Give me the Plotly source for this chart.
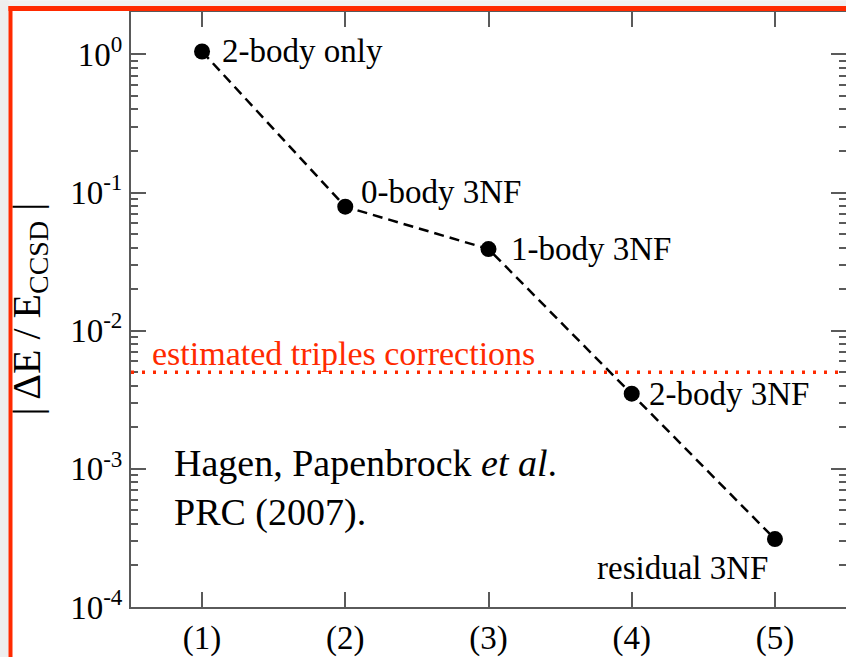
import numpy as np
import plotly.graph_objects as go

# ---- data ----
steps = [1, 2, 3, 4, 5]
step_labels = ["(1)", "(2)", "(3)", "(4)", "(5)"]
rel_error = [1.05, 0.079, 0.039, 0.0035, 0.00031]
point_labels = ["2-body only", "0-body 3NF", "1-body 3NF", "2-body 3NF", "residual 3NF"]
triples_estimate = 0.005
ytick_vals = [1e-4, 1e-3, 1e-2, 1e-1, 1e0]
ytick_text = ["10<sup>-4</sup>", "10<sup>-3</sup>", "10<sup>-2</sup>", "10<sup>-1</sup>", "10<sup>0</sup>"]

FONT = "Liberation Serif"
W, H = 846, 657
L, R, T, B = 131, 0, 12, 42
AX = "#5a5a5a"
RED = "#ff2a00"

def px(p):
    return (p - L) / (W - L - R)

def py(q):
    return (H - B - q) / (H - B - T)

minor_vals = [m * 10.0 ** e for e in range(-4, 0) for m in range(2, 10)]

fig = go.Figure()
fig.add_trace(go.Scatter(
    x=steps, y=rel_error, mode="lines+markers",
    line=dict(color="black", width=2.5, dash="10px,6px"),
    marker=dict(color="black", size=16),
    hoverinfo="skip", showlegend=False,
))
# invisible trace to anchor right-hand tick axis
fig.add_trace(go.Scatter(
    x=steps, y=rel_error, yaxis="y2", mode="markers",
    marker=dict(opacity=0), hoverinfo="skip", showlegend=False,
))
# triples correction line
fig.add_shape(type="line", xref="paper", x0=0, x1=1, yref="y",
              y0=triples_estimate, y1=triples_estimate,
              line=dict(color=RED, width=3.5, dash="3px,8px"))

anns = []
offsets = [(18, 0, "left"), (14, 15, "left"), (20, 0, "left"), (15, 0, "left"), (-5, -29, "right")]
for xv, yv, txt, (dx, dy, anc) in zip(steps, rel_error, point_labels, offsets):
    anns.append(dict(x=xv, y=np.log10(yv), xref="x", yref="y", text=txt, showarrow=False,
                     xanchor=anc, yanchor="middle", xshift=dx, yshift=dy,
                     font=dict(family=FONT, size=33, color="black")))
anns.append(dict(x=0.637, y=np.log10(triples_estimate), xref="x", yref="y",
                 text="estimated triples corrections", showarrow=False,
                 xanchor="left", yanchor="bottom", yshift=-2,
                 font=dict(family=FONT, size=34, color=RED)))
anns.append(dict(x=0.79, y=-3.135, xref="x", yref="y",
                 text="Hagen, Papenbrock <i>et al</i>.<br>PRC (2007).", showarrow=False,
                 xanchor="left", yanchor="middle", align="left",
                 font=dict(family=FONT, size=38, color="black")))
anns.append(dict(x=px(28), y=0.5, xref="paper", yref="paper",
                 text="| ΔE / E<sub>CCSD</sub> |", showarrow=False, textangle=-90,
                 xanchor="center", yanchor="middle",
                 font=dict(family=FONT, size=40, color="black")))

shapes = [
    dict(type="rect", xref="paper", yref="paper", x0=px(0), x1=px(W), y0=py(0), y1=py(6),
         fillcolor="#f1f1f1", line=dict(width=0)),
    dict(type="rect", xref="paper", yref="paper", x0=px(0), x1=px(8.5), y0=py(H + 10), y1=py(0),
         fillcolor="#eeeeee", line=dict(width=0)),
    dict(type="rect", xref="paper", yref="paper", x0=px(8.5), x1=px(W), y0=py(11), y1=py(6),
         fillcolor=RED, line=dict(width=0)),
    dict(type="rect", xref="paper", yref="paper", x0=px(8.5), x1=px(12.5), y0=py(H + 10), y1=py(6),
         fillcolor=RED, line=dict(width=0)),
]
for s in shapes:
    fig.add_shape(**s)

fig.update_layout(
    width=W, height=H, margin=dict(l=L, r=R, t=T, b=B),
    paper_bgcolor="white", plot_bgcolor="white",
    annotations=anns,
    xaxis=dict(range=[0.504, 5.496], tickmode="array", tickvals=steps, ticktext=step_labels,
               ticks="inside", ticklen=15, tickwidth=2, tickcolor=AX,
               showline=True, linecolor=AX, linewidth=2, mirror="ticks",
               showgrid=False, zeroline=False,
               tickfont=dict(family=FONT, size=33, color="black")),
    yaxis=dict(type="log", range=[-4, 0.307], tickmode="array", tickvals=ytick_vals, ticktext=ytick_text,
               ticks="inside", ticklen=15, tickwidth=2, tickcolor=AX,
               showline=True, linecolor=AX, linewidth=2, mirror=False,
               showgrid=False, zeroline=False,
               minor=dict(tickvals=minor_vals, ticks="inside", ticklen=7, tickwidth=2, tickcolor=AX, showgrid=False),
               tickfont=dict(family=FONT, size=33, color="black")),
    yaxis2=dict(type="log", range=[-4, 0.307], overlaying="y", side="right",
                tickmode="array", tickvals=ytick_vals, showticklabels=False,
                ticks="inside", ticklen=15, tickwidth=2, tickcolor=AX,
                showline=False, showgrid=False, zeroline=False,
                minor=dict(tickvals=minor_vals, ticks="inside", ticklen=7, tickwidth=2, tickcolor=AX, showgrid=False)),
)

fig.write_html("out.html", config={"displayModeBar": False},
               post_script="document.body.style.margin='0';document.body.style.overflow='hidden';")
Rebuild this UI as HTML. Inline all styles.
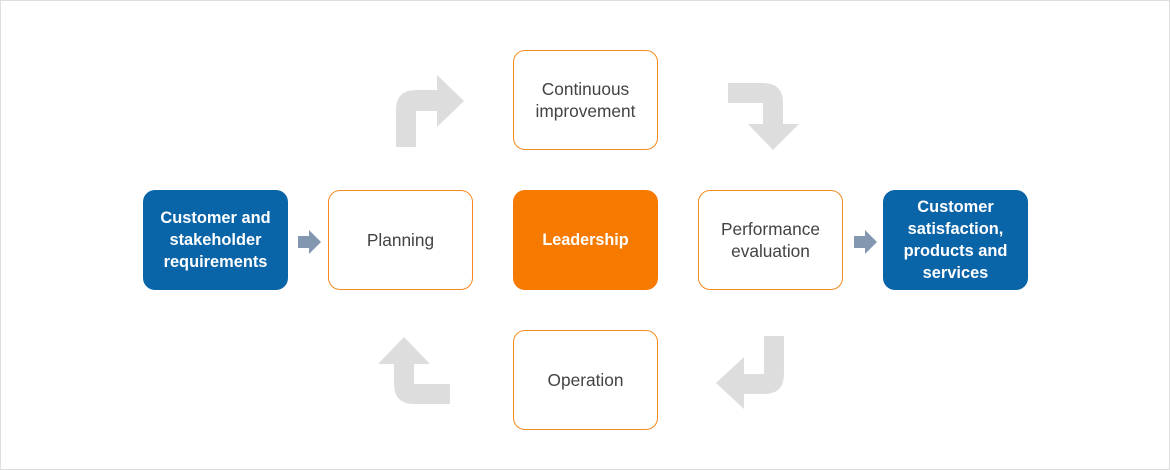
<!DOCTYPE html>
<html><head><meta charset="utf-8"><style>
html,body{margin:0;padding:0;background:#fff;}
.wrap{position:relative;width:1170px;height:470px;box-sizing:border-box;border:1px solid #dedede;overflow:hidden;font-family:"Liberation Sans",Arial,sans-serif;}
svg{position:absolute;left:0;top:0;}
.box{position:absolute;width:145px;height:100px;box-sizing:border-box;border-radius:12px;display:flex;align-items:center;justify-content:center;text-align:center;line-height:22px;}
.w{border:1px solid #f58a1f;background:#fff;color:#434343;font-size:17.3px;}
.b{background:#0a64a8;color:#fff;font-weight:bold;font-size:16.4px;}
.o{background:#f77a00;color:#fff;font-weight:bold;font-size:16.2px;}
</style></head><body>
<div class="wrap">
<svg width="1170" height="470" viewBox="0 0 1170 470">
 <g fill="#dddddd">
  <path d="M395,146 L395,109 Q395,89 415,89 L436,89 L436,74 L463,100 L436,126 L436,110 L415,110 L415,146 Z"/>
  <path d="M727,82 L762,82 Q782,82 782,102 L782,123 L798,123 L772,149 L747,123 L762,123 L762,102 L727,102 Z"/>
  <path d="M403,336 L429,363 L413,363 L413,383 L449,383 L449,403 L413,403 Q393,403 393,383 L393,363 L377,363 Z"/>
  <path d="M763,335 L783,335 L783,373 Q783,393 763,393 L743,393 L743,408 L715,382 L743,356 L743,373 L763,373 Z"/>
 </g>
 <g fill="#8497b0">
  <path d="M297,235 L308,235 L308,229 L320,241 L308,253 L308,247 L297,247 Z"/>
  <path d="M853,235 L864,235 L864,229 L876,241 L864,253 L864,247 L853,247 Z"/>
 </g>
</svg>
<div class="box b" style="left:142px;top:189px;">Customer and<br>stakeholder<br>requirements</div>
<div class="box w" style="left:327px;top:189px;">Planning</div>
<div class="box o" style="left:512px;top:189px;">Leadership</div>
<div class="box w" style="left:697px;top:189px;">Performance<br>evaluation</div>
<div class="box b" style="left:882px;top:189px;">Customer<br>satisfaction,<br>products and<br>services</div>
<div class="box w" style="left:512px;top:49px;">Continuous<br>improvement</div>
<div class="box w" style="left:512px;top:329px;">Operation</div>
</div>
</body></html>
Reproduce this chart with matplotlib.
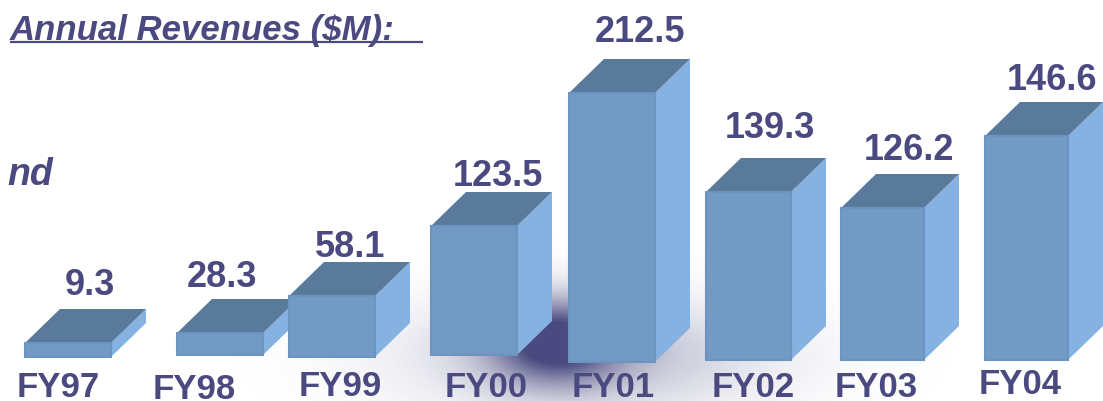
import numpy as np
import matplotlib
matplotlib.use("Agg")
import matplotlib.pyplot as plt
from matplotlib.patches import Polygon

# data
years = ["FY97", "FY98", "FY99", "FY00", "FY01", "FY02", "FY03", "FY04"]
revenues = [9.3, 28.3, 58.1, 123.5, 212.5, 139.3, 126.2, 146.6]

bar_left = [25, 177, 289, 431, 569, 706, 841, 985]
bar_width = [86, 86, 86, 86, 86, 85, 83, 83]
bar_floor = [44, 46, 44, 46, 39, 41, 41, 41]
bar_drawn = [14, 22, 61, 129, 269, 168, 152, 224]
value_x = [89.5, 222, 350, 498, 640, 770, 909, 1052]
value_base = [106, 114, 144, 215, 359, 263, 241, 311]
year_x = [58, 194, 340, 486, 613, 753, 876, 1020]
year_base = [4, 2, 5, 4, 4, 4, 4, 7]
DX, DY = 35, 34

INK = "#4a4a80"
FRONT = "#7399c5"
EDGE = "#6d93bf"
SIDE = "#85b2e0"
TOP = "#5a7a9b"

plt.rcParams["font.family"] = ["Liberation Sans", "DejaVu Sans"]
fig = plt.figure(figsize=(11.03, 4.01), dpi=100)
ax = fig.add_axes([0, 0, 1, 1])
ax.set_xlim(0, 1103)
ax.set_ylim(0, 401)
ax.axis("off")

# soft floor shadow
xx, yy = np.meshgrid(np.arange(0, 1103), np.arange(0, 401))
glow = (0.95 * np.exp(-((xx - 555) / 62.0) ** 2 - ((yy - 60) / 40.0) ** 2)
        + 0.35 * np.exp(-((xx - 590) / 170.0) ** 2 - ((yy - 45) / 55.0) ** 2))
rgba = np.zeros(xx.shape + (4,))
rgba[..., :3] = matplotlib.colors.to_rgb(INK)
rgba[..., 3] = np.clip(glow, 0, 1)
ax.imshow(rgba, extent=(0, 1103, 0, 401), origin="lower", aspect="auto",
          zorder=1, interpolation="bilinear")

# front faces
ax.bar(bar_left, bar_drawn, width=bar_width, bottom=bar_floor, align="edge",
       color=FRONT, edgecolor=EDGE, linewidth=1.5, zorder=3)

# depth faces
for x, w, f, h in zip(bar_left, bar_width, bar_floor, bar_drawn):
    r, t = x + w, f + h
    ax.add_patch(Polygon([(r, f), (r + DX, f + DY), (r + DX, t + DY), (r, t)],
                         closed=True, facecolor=SIDE, edgecolor="none", zorder=2))
    ax.add_patch(Polygon([(x, t), (x + DX, t + DY), (r + DX, t + DY), (r, t)],
                         closed=True, facecolor=TOP, edgecolor="none", zorder=2))

# value labels
for v, x, y in zip(revenues, value_x, value_base):
    ax.text(x, y, f"{v:.1f}", color=INK, fontsize=26, fontweight="bold",
            ha="center", va="baseline", zorder=5)

# category labels
for s, x, y in zip(years, year_x, year_base):
    ax.text(x, y, s, color=INK, fontsize=25, fontweight="bold",
            ha="center", va="baseline", zorder=5)

# heading
ax.text(10, 361, "Annual Revenues ($M):", color=INK, fontsize=25, fontweight="bold",
        fontstyle="italic", ha="left", va="baseline", zorder=5)
ax.plot([10, 423], [359, 359], color=INK, linewidth=1.6, zorder=5, solid_capstyle="butt")

# clipped fragment of a word at the left edge
ax.text(53, 216, "nd", color=INK, fontsize=27, fontweight="bold",
        fontstyle="italic", ha="right", va="baseline", zorder=5)

fig.savefig("out.png", dpi=100, facecolor="white")
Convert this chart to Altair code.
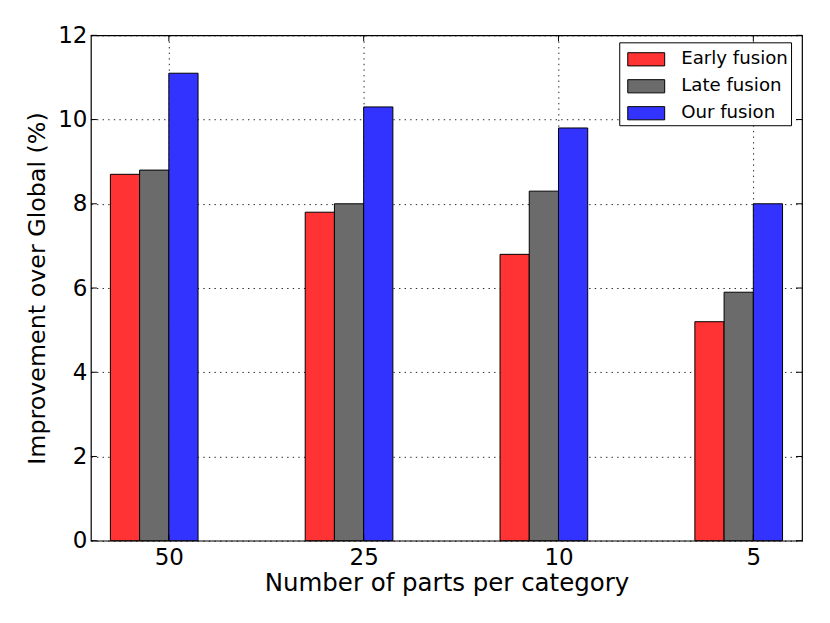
import json
import altair as alt
import pandas as pd

categories = ["50", "25", "10", "5"]
series = ["Early fusion", "Late fusion", "Our fusion"]
early = [8.7, 7.8, 6.8, 5.2]
late = [8.8, 8.0, 8.3, 5.9]
ours = [11.1, 10.3, 9.8, 8.0]
colors = ["#ff3333", "#6b6b6b", "#3333ff"]
y_ticks = [0, 2, 4, 6, 8, 10, 12]
x_ticks = [0, 1, 2, 3]

XT = "Number of parts per category"
YT = "Improvement over Global (%)"

rows = []
for k, (name, vals) in enumerate(zip(series, [early, late, ours])):
    for i, (c, v) in enumerate(zip(categories, vals)):
        rows.append({"idx": i, "cat": c, "series": name, "k": k, "value": v})
df = pd.DataFrame(rows)
dfy = pd.DataFrame({"v": y_ticks})
dfx = pd.DataFrame({"v": x_ticks})

W, H = 712, 506
FONT = "DejaVu Sans"
TL = 6
xscale = alt.Scale(domain=[-0.4, 3.25], nice=False, zero=False)
yscale = alt.Scale(domain=[0, 12], nice=False)

bars = alt.Chart(df).transform_calculate(
    x0="datum.idx - 0.3 + datum.k * 0.15",
    x1="datum.idx - 0.15 + datum.k * 0.15",
).mark_bar(stroke="black", strokeWidth=1, opacity=1).encode(
    x=alt.X("x0:Q", scale=xscale, title=XT,
            axis=alt.Axis(values=x_ticks,
                          labelExpr=json.dumps(categories) + "[datum.value]",
                          labelFontSize=23, labelBaseline="alphabetic",
                          labelPadding=24, ticks=False, domain=False,
                          grid=True, titleFontSize=24.5, titleFontWeight="normal",
                          titleX=356, titleY=50, titleBaseline="alphabetic",
                          titleAlign="center")),
    x2="x1:Q",
    y=alt.Y("value:Q", scale=yscale, title=YT,
            axis=alt.Axis(values=y_ticks, labelFontSize=23, labelPadding=4,
                          ticks=False, domain=False, grid=True,
                          titleFontSize=23.8, titleFontWeight="normal",
                          titleX=-53, titleY=253, titleAngle=-90,
                          titleAlign="center", titleBaseline="middle")),
    y2=alt.datum(0),
    color=alt.Color("series:N", scale=alt.Scale(domain=series, range=colors),
                    legend=alt.Legend(title=None, orient="none", legendX=529, legendY=7)),
)

yl = alt.Chart(dfy).mark_rule(color="black", strokeWidth=1).encode(
    y=alt.Y("v:Q", scale=yscale, title=YT), x=alt.value(0), x2=alt.value(TL))
yr = alt.Chart(dfy).mark_rule(color="black", strokeWidth=1).encode(
    y=alt.Y("v:Q", scale=yscale, title=YT), x=alt.value(W - TL), x2=alt.value(W))
xb = alt.Chart(dfx).mark_rule(color="black", strokeWidth=1).encode(
    x=alt.X("v:Q", scale=xscale, title=XT), y=alt.value(H - TL), y2=alt.value(H))
xt = alt.Chart(dfx).mark_rule(color="black", strokeWidth=1).encode(
    x=alt.X("v:Q", scale=xscale, title=XT), y=alt.value(0), y2=alt.value(TL))

chart = alt.layer(bars, yl, yr, xb, xt).properties(
    width=W, height=H,
    autosize=alt.AutoSizeParams(type="none"),
    padding={"left": 83, "top": 27, "right": 20, "bottom": 60},
).configure_view(
    stroke="black", strokeWidth=1.2
).configure_axis(
    labelFont=FONT, titleFont=FONT, labelColor="black", titleColor="black",
    gridColor="black", gridDash=[1.4, 4.2], gridWidth=1, gridOpacity=0.85,
).configure_legend(
    labelFont=FONT, labelFontSize=18.2, labelColor="black",
    strokeColor="black", strokeWidth=1, fillColor="white", padding=3,
    symbolType="M-1.4,-0.5H1.4V0.5H-1.4Z", symbolSize=697,
    symbolStrokeColor="black", symbolStrokeWidth=1, symbolOpacity=1,
    rowPadding=4, labelOffset=21, symbolOffset=10, cornerRadius=0,
)

chart.save("out.html", embed_options={"renderer": "svg", "actions": False})
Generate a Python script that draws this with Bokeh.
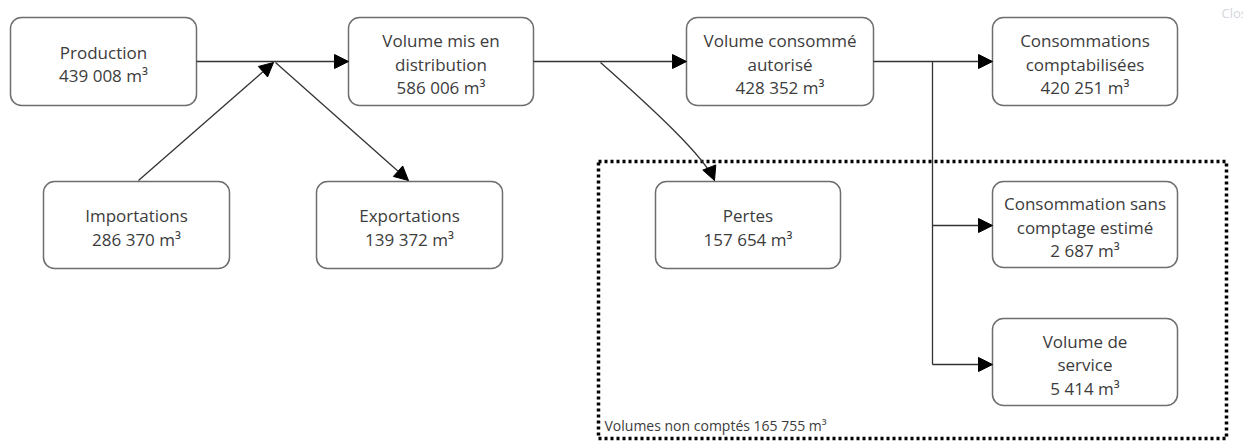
================
§ Description of the task: Show all lines from the data above in which the word "this" appears.

§ Expected output:
Give me the Plotly source for this chart.
Rebuild this UI as HTML. Inline all styles.
Reproduce this chart with matplotlib.
Convert this chart to Altair code.
Generate a Python script that draws this with Bokeh.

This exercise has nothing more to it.